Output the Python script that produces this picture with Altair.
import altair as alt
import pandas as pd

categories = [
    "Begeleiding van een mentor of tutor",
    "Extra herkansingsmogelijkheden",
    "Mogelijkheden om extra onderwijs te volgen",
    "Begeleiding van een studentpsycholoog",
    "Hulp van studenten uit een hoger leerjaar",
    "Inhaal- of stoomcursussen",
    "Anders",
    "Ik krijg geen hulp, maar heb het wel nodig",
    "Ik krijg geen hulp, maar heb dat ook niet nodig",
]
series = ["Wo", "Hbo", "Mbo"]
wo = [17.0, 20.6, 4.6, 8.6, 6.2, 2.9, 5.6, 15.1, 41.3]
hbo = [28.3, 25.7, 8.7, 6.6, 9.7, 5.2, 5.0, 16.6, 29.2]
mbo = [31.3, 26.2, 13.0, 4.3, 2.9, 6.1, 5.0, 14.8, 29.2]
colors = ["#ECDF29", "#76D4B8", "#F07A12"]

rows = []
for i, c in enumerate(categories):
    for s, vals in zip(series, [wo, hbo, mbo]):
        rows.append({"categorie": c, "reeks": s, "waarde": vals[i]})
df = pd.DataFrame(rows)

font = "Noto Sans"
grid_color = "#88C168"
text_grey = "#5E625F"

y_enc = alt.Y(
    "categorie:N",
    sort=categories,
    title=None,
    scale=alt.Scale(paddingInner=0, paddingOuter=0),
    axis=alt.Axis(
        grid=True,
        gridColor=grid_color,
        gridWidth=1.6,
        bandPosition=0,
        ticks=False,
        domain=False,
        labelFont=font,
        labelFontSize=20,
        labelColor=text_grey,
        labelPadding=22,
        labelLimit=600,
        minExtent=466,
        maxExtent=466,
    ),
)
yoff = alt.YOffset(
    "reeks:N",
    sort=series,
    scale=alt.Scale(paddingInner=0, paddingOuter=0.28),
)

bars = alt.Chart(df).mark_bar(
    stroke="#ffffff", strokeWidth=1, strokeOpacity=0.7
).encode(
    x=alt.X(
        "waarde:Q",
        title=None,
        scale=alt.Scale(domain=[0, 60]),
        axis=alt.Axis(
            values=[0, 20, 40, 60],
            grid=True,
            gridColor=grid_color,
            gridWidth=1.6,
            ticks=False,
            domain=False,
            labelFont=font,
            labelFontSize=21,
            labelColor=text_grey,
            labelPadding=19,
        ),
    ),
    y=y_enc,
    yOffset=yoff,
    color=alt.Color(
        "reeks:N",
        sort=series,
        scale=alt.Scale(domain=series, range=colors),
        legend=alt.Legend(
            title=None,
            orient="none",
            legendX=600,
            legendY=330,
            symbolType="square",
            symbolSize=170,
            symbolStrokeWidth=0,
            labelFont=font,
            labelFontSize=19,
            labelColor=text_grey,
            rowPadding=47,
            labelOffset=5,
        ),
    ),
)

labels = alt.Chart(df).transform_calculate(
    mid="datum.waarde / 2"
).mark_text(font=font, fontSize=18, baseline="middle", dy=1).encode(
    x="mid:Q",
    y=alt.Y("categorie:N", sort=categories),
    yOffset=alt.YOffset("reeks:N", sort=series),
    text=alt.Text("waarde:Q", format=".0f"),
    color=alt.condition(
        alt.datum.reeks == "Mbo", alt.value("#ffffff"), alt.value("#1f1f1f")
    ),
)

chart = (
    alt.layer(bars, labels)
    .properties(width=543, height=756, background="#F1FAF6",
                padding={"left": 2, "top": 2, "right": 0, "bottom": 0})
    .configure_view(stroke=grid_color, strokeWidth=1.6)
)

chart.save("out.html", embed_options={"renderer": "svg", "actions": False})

· · · ·

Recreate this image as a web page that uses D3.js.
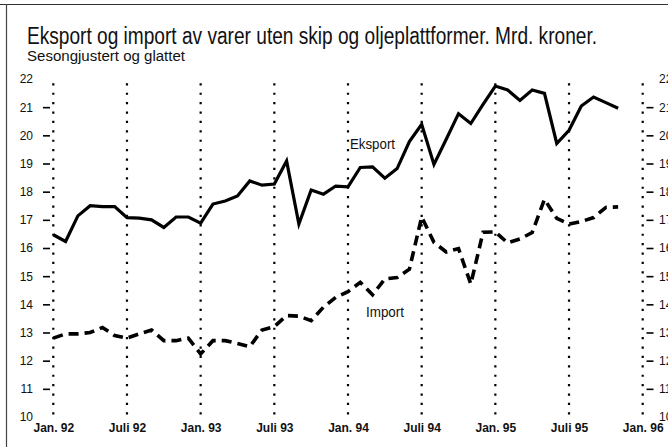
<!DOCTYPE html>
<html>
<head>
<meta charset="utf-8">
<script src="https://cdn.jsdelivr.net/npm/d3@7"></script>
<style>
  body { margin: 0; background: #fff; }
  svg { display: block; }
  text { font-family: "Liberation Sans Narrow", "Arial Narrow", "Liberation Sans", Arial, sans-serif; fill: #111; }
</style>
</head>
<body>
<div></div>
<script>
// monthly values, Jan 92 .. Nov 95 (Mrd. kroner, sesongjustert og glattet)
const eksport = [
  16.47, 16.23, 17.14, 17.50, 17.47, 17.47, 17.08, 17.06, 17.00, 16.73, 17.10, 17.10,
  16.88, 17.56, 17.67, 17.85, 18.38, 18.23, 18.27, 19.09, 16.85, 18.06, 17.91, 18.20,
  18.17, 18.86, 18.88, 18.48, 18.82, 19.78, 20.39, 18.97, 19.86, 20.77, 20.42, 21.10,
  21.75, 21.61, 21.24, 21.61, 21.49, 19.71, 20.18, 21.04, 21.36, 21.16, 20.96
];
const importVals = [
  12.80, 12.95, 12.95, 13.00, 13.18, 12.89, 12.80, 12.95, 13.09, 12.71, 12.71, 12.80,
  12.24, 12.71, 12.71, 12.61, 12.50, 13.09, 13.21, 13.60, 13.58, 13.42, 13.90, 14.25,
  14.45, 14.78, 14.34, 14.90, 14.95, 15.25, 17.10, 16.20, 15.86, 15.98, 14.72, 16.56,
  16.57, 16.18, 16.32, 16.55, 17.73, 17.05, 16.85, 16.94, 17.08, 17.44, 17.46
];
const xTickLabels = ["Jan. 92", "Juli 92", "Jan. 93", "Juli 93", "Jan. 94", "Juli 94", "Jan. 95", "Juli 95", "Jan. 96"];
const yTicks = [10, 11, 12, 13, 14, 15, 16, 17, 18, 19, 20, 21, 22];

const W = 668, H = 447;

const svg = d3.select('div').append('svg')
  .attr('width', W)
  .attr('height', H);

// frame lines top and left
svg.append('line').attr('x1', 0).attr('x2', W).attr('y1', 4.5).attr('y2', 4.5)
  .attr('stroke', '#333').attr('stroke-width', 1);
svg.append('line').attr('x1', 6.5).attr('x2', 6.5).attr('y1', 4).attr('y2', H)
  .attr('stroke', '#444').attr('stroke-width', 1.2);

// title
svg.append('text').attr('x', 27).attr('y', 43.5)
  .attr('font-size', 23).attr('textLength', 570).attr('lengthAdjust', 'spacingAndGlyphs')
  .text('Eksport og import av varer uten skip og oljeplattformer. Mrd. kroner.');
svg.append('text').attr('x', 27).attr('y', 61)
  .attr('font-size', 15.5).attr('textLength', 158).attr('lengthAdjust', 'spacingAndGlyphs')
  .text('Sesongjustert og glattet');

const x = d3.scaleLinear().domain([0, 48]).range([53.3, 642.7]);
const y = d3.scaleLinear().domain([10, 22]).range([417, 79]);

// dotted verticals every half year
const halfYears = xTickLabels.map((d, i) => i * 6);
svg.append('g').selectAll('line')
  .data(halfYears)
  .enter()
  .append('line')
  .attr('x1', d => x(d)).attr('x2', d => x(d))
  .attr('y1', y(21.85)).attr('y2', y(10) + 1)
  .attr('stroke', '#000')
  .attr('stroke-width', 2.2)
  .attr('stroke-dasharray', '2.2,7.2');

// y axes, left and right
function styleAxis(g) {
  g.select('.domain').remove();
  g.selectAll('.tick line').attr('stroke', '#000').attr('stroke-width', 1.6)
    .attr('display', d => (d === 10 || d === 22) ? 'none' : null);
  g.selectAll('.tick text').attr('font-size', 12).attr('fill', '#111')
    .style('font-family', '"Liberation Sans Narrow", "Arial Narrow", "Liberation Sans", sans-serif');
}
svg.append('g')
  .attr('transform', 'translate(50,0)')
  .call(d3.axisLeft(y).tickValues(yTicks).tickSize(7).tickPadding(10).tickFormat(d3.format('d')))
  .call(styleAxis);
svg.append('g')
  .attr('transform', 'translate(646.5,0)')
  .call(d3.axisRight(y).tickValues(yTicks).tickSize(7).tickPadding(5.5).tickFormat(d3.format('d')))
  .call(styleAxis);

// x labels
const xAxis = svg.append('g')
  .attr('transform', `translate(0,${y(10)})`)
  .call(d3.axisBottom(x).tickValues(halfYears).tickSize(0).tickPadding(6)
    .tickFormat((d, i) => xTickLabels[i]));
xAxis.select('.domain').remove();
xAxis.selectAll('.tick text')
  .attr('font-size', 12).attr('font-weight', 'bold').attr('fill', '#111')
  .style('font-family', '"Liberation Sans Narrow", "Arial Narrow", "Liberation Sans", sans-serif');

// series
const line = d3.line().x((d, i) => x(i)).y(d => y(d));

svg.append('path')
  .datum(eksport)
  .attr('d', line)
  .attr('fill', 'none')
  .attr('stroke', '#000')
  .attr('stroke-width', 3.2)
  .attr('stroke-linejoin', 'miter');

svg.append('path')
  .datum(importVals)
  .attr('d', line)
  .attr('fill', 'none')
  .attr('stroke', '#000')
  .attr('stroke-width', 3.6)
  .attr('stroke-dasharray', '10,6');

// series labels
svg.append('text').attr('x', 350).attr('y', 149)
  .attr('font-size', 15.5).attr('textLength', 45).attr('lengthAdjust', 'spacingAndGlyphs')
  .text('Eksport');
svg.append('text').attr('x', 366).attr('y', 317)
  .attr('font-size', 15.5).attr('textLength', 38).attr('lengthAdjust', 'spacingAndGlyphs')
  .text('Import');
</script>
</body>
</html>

· · · ·

**What to work on:** Extract all lines from the data in which "that" is found.

**Task answer:**
Output the Python script that produces this picture with Altair.
Recreate this image as a web page that uses D3.js.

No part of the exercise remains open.